社会不安障害

「社会不安障害」というのは私自身ほぼ全くと言っていいほど聞いたことがなかった。「社会不安障害」とはSADと呼ばれ対人恐怖がその典型として表れるという。事実秋葉原無差別殺傷事件はこれによるものであるという声も少なくない。そういった障害が犯罪に走るなどの凶行に及ぶ影響もあり、さらにストレス社会、そして社会での人間関係による軋轢によりそういった障害が急増している。本書の第1章ではそんなSADの定義について述べている。

第2章では SADの病気の歴史について、第3章はその症状についてである。SADについてはなんと紀元前からルーツがあるが実際にこう言った言葉が出てきたのは1950年代からであるというが、日本ほどこの社会不安障害が顕著に表れている。それは日本の「恥の文化」によるものではないかという。そしてその症例というのは様々である、そもそもSAD自体の定義が広義であるためなのではないだろうか。

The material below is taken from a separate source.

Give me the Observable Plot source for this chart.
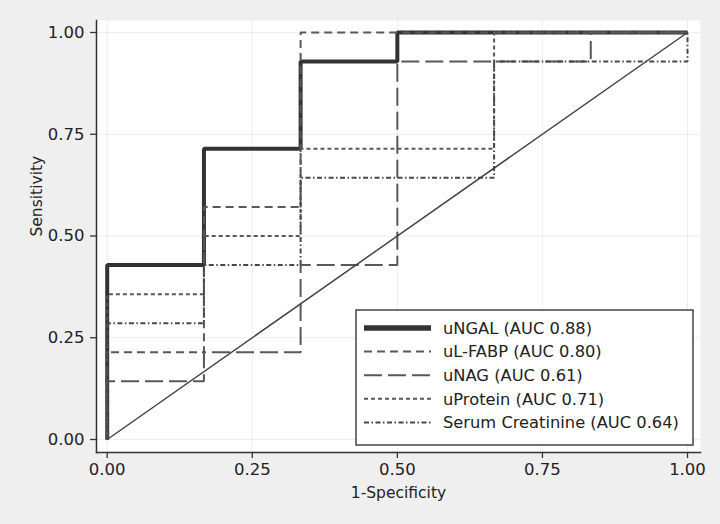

第4章ではそういったSADに関する批判である。ここで考えてなければいけないのが「内気な性格≠SAD」であること。とはいえど内気な人は薬を飲ませれば外交的になるといった詐欺も横行するのではないか、国を挙げてそういった詐欺に加担するのではないだろうかという批判なのだろうか。本書で言うにSADは単なる内気ではない、しかしSADや精神的な病によく効く薬ができると必ず群がる。

本当に聞くのだろうかという疑いを持たなければいけない。そうでなくても自然に直す病をわざわざ薬得なおすというようなことをやるのは日本くらいである。しかし日本ほど多忙を肯定化する民族であるのは紛れもない事実である。非常に勤勉な民族である。休むという概念が薄い。そのために薬に頼ることが多いという。

第5章では社会不安を脳と心のメカニズムで解き明かしている。これについては脳科学の範囲になるのでここの部分についてはあまりよくわからなかった。

第6章は治療の実際であるが第4章で述べたこととほぼ同じ内容になる。ここではSSRI(フルボキサミン)やセロトニンという薬を挙げているが、はたして薬で完全に治癒できるのかというとそうではない。精神状態が不安定な人でも薬は出るのだがあくまでこれはその症状を抑えるためのものであるので根本的な治療にはならない。むしろそれについての治療はカウンセリングをする方法もあるが、「認知療法」というものもある。簡単にいえばその恐怖になれてもらうといういかにも荒療治のような方法であるが、この方法は現在日本でも注目されており、近いうちにこの治療法がメジャーになるという。

社会不安障害というのは私自身初めて聞いた病名だがストレス社会といわれている今、この症状はもう他人事ではないということを肝に銘じなければならない。それについての治療法が勉強になったが、ではそれについての予防策はあるのかという提示がほしかったように思えた。